The State of Tennessee is capitalizing on California's problems in its new marketing campaign to attract new businesses to the state. They ship brightly colored boxes to potential "clients" proudly proclaiming, "The lights are still on in Tennessee!" and enclose a flashlight. I admire someone who has the creativity to exploit the Sunshine State's sad state of affairs. And perhaps somewhat less self-servingly, I'd also like to propose a solution of my own: optical storage.
Before you dismiss this as idle talk, have you ever considered how much energy the IT industry demands? Did you know that some analysts suggest that the growth in the Internet accounts for 50% of the increase in the demand for electricity in the U.S. in the last year alone? Needless to say, the electrical industry didn't (and probably couldn't have) predicted the impact the Internet might have on consumption, particularly in California, the home of Silicon Valley.
It seems that California enters its most dire energy crisis (called a Stage 3 Alert) when its power reserves fall below 1.5%. It is during a Stage 3 alert that rolling blackouts will occur. Given that the state uses about 20,000-25,000 megawatts per hour on average, then 1.5% is 300 megawatts. (Check out California's eye-popping power consumption at www.caiso.com.) We need to find a way then to save California at least that amount to eliminate the need for rolling blackouts.
Consider this: it takes one kilowatt to store two megabytes of data per hour. That doesn't seem like much until you consider how much storage we are talking about today. EMC, one of the major players in enterprise storage, says that in 1993 mainframes worldwide only required 75TB. Today, it installs single data centers each with over 100TB.
The PC side has grown enormous as well. Microsoft claims that its NT servers hosted just 11 petabytes worldwide in 1996, but this had ballooned to 39PB by the end of 1998. Even given some corporate puffery, a doubling of NT storage to 20PB (that's 20,000TB) has a major impact on power consumption.
In January 1996, Computerworld magazine predicted that worldwide storage requirements would grow from 11,096TB in 1996 to 59,661TB in 1999, an annual growth rate of 146%! And these numbers turned out to be much lower than the actual figures.
IDC, in its latest report, "2000 Disk Storage Systems Forecast and Analysis" (available at www.idc.com), says that units shipped in 2000 actually amounted to 302,550TB for disk storage subsystems. Even given that the IDC report is for the year 2000, the change was at least four to five times greater than Computerworld predicted. Is it any wonder that electric companies failed to anticipate demand accurately in 2000-2001?
IDC has even more bad news for the future. It says that in 2004, data centers and users worldwide will absorb 2,934,000TB of disc storage! (Propeller-heads, take note: we're not talking mere petabytes now, folks; we've climbed to almost 3 exabytes…)

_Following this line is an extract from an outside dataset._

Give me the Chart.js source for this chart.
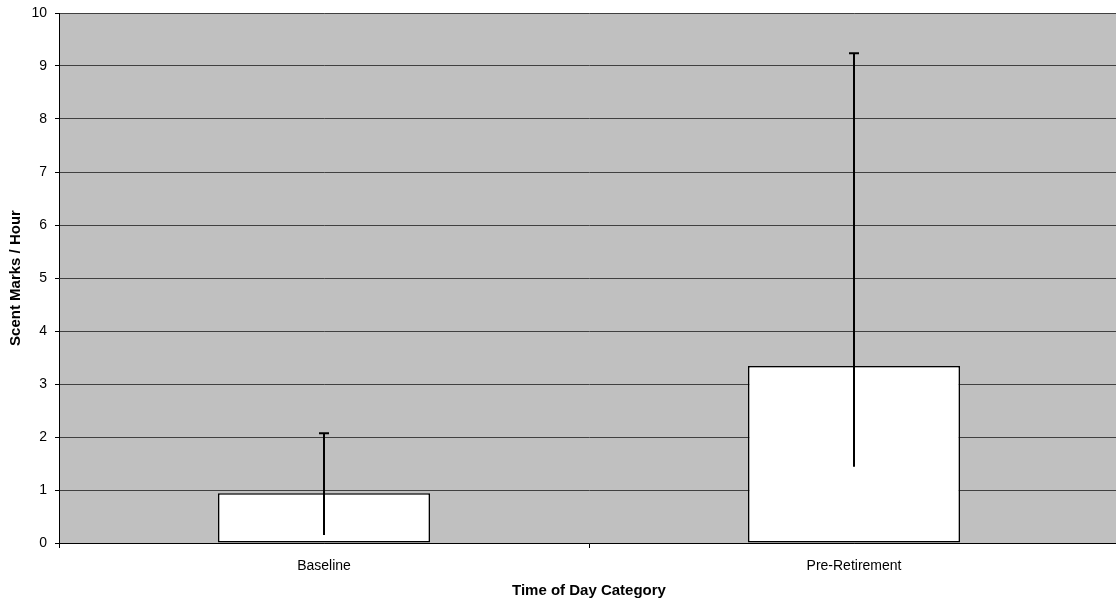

OK, you say, California isn't the world. But California is the sixth largest economy on the planet. So we should be able to assume that the state absorbs at least some significant portion of that storage growth—at least 1/6th and probably more, since California is the home to so much software and hardware development, production, and use.
So, let's assume that in 2000 the state added 1/6th of the worldwide total or 50,425TB of data storage to some existing sum—perhaps doubling the total to 100,000TB. If we go back to our 1KwH per 2MB of data stored, we should note that this doesn't cover RAID configurations, which at least double the total power consumption due to the multiple spindle hardware. It also doesn't cover redundant power supplies or UPSs capable of keeping those RAID subsystems going. Nor does it cover the air conditioning requirement to cool those data centers with all those drives in them. So given these additional components, then, it is reasonable to assume that the total power consumption for California's data centers approaches 250-300 megawatts during any given hour.
If, on the other hand, that data were stored on optical jukeboxes, that data would not be revolving constantly and drawing power hour after hour waiting for requests. Instead, the data only needs to spin up after periodic requests. A jukebox-based data center might easily use 1/10th or 1/20th of the power of a RAID system. Since we could reduce power consumption due to reduced tape backup issues (optical being a more permanent media than tape), we could account for the continued 25 megawatts in that way.
Voilà! Californians now have 250 megawatts back, no blackouts, and the Sunshine State shines again. All thanks to optical storage systems. So take heart, jukebox vendors, and pray for a very hot summer in California.